## Exercise
What is needed is an exact copy of the lines from the line containing "Give me the" to the line containing "2050,2051,2052,2053,2054,2055,2056,2057,2058,2059,2060];", both lines included, and nothing else.

## Source records
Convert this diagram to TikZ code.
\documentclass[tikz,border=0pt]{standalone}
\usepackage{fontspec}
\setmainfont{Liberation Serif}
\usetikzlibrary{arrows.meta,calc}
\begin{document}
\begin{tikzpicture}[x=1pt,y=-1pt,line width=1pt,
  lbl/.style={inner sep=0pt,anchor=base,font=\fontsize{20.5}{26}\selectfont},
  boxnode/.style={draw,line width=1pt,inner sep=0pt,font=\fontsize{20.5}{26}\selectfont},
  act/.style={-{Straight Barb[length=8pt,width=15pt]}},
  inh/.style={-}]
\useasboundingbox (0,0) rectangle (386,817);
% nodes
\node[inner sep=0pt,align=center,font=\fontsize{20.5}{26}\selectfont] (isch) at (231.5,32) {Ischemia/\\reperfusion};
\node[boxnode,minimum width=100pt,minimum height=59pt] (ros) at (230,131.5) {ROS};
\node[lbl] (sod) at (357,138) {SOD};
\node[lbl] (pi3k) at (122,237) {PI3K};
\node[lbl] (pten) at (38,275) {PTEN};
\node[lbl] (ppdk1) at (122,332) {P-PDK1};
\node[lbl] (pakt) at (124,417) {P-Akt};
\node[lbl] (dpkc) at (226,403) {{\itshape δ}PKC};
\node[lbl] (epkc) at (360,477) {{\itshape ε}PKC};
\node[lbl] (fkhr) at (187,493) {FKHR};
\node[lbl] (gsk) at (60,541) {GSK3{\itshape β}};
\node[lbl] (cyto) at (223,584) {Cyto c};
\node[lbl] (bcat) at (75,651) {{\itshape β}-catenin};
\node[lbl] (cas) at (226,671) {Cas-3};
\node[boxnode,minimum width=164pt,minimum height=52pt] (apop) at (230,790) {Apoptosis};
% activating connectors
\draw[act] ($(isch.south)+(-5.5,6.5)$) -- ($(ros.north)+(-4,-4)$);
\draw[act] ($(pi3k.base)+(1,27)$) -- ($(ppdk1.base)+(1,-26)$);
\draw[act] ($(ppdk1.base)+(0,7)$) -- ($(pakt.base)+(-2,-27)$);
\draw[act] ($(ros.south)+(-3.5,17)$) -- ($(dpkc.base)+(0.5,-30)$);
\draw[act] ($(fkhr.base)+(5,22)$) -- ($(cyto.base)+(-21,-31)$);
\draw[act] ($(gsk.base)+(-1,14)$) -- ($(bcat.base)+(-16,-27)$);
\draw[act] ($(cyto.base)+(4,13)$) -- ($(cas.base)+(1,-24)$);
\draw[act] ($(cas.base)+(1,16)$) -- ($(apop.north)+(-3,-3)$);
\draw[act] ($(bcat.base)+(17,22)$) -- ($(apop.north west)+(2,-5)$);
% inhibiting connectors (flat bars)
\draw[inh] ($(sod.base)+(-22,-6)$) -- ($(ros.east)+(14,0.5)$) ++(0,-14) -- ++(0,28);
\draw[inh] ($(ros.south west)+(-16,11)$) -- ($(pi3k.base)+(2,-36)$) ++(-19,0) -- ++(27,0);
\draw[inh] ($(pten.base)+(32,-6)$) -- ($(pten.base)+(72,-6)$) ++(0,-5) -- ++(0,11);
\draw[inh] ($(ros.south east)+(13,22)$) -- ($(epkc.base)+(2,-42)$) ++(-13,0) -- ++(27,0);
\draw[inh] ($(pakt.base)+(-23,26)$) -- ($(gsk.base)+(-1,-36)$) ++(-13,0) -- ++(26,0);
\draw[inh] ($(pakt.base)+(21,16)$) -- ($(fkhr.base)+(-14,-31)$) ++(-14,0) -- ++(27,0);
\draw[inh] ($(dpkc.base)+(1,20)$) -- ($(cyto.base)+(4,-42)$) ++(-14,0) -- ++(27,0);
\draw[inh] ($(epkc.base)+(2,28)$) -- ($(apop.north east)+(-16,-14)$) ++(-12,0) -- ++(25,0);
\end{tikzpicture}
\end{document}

---

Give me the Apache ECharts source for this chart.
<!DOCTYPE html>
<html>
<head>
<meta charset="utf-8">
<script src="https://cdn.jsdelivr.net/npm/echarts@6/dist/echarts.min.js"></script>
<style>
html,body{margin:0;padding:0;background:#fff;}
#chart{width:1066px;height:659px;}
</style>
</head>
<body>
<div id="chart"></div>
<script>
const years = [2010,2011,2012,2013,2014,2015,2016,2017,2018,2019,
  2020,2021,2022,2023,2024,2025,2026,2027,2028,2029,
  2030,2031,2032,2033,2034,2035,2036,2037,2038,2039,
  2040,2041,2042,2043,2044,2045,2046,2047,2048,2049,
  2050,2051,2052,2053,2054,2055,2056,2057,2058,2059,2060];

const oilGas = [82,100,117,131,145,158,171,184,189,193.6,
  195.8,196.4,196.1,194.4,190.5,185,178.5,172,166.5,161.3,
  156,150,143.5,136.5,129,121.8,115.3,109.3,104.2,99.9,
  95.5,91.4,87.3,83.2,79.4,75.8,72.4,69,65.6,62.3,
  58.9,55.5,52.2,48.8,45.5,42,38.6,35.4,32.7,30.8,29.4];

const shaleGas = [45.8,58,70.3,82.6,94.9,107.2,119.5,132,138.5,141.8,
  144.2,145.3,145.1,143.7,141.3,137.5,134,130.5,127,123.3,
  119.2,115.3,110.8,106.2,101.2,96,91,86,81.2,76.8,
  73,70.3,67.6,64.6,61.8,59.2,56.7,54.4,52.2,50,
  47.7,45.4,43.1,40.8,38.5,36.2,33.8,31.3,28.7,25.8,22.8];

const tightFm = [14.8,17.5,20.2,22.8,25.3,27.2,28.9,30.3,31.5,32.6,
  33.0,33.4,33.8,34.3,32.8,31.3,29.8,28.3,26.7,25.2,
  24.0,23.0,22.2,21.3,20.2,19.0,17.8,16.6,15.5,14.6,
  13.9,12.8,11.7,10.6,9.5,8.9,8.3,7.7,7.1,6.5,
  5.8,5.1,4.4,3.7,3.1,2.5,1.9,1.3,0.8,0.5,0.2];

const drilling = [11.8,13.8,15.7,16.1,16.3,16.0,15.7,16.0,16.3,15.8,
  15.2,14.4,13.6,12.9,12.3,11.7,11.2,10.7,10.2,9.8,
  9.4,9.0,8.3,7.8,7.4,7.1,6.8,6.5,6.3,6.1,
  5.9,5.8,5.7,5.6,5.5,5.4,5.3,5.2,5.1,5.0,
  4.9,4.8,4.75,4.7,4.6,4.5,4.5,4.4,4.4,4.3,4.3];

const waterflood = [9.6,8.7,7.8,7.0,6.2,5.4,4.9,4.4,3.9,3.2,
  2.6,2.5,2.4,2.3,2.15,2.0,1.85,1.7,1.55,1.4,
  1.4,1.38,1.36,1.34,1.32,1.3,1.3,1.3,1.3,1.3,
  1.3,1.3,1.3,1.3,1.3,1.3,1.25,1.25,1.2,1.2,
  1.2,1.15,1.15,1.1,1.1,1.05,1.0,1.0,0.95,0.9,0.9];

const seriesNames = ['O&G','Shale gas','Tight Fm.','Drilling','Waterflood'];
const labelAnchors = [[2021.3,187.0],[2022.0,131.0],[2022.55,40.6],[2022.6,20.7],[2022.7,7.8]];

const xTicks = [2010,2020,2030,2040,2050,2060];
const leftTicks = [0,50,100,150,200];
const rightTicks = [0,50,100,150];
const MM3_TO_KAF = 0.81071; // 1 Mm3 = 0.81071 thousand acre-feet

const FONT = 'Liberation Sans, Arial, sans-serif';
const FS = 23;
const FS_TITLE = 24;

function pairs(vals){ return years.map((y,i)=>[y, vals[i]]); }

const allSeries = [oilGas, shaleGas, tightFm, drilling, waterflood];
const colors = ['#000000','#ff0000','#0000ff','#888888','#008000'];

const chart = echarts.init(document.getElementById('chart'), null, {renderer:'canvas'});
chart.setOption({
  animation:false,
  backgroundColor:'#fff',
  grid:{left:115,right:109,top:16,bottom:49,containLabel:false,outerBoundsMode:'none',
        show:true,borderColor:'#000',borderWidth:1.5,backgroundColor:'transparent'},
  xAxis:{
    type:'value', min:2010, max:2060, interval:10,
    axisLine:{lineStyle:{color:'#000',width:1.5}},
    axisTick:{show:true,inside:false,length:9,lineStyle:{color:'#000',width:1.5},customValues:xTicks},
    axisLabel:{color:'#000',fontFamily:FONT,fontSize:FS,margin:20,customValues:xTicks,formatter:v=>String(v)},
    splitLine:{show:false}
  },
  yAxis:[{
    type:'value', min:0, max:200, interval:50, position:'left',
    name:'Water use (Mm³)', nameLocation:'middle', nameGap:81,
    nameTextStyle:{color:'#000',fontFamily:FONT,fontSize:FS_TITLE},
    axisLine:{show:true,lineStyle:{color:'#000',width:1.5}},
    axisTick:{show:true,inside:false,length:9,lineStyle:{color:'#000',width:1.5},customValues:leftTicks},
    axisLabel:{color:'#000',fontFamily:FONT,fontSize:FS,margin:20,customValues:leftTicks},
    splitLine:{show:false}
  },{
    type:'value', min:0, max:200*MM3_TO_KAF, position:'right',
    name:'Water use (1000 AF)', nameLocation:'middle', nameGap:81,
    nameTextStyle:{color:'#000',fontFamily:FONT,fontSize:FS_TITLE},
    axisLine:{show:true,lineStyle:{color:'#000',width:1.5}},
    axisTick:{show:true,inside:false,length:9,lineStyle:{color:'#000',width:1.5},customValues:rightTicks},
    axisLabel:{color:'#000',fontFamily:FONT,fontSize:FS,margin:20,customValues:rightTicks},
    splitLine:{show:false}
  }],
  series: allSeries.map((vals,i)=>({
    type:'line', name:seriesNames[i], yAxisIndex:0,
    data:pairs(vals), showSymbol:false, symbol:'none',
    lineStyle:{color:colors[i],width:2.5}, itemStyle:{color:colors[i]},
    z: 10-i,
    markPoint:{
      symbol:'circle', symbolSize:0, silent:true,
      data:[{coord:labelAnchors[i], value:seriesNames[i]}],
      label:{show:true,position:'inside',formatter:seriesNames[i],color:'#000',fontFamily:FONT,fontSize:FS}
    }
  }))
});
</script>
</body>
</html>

## Written solution
Give me the Apache ECharts source for this chart.
<!DOCTYPE html>
<html>
<head>
<meta charset="utf-8">
<script src="https://cdn.jsdelivr.net/npm/echarts@6/dist/echarts.min.js"></script>
<style>
html,body{margin:0;padding:0;background:#fff;}
#chart{width:1066px;height:659px;}
</style>
</head>
<body>
<div id="chart"></div>
<script>
const years = [2010,2011,2012,2013,2014,2015,2016,2017,2018,2019,
  2020,2021,2022,2023,2024,2025,2026,2027,2028,2029,
  2030,2031,2032,2033,2034,2035,2036,2037,2038,2039,
  2040,2041,2042,2043,2044,2045,2046,2047,2048,2049,
  2050,2051,2052,2053,2054,2055,2056,2057,2058,2059,2060];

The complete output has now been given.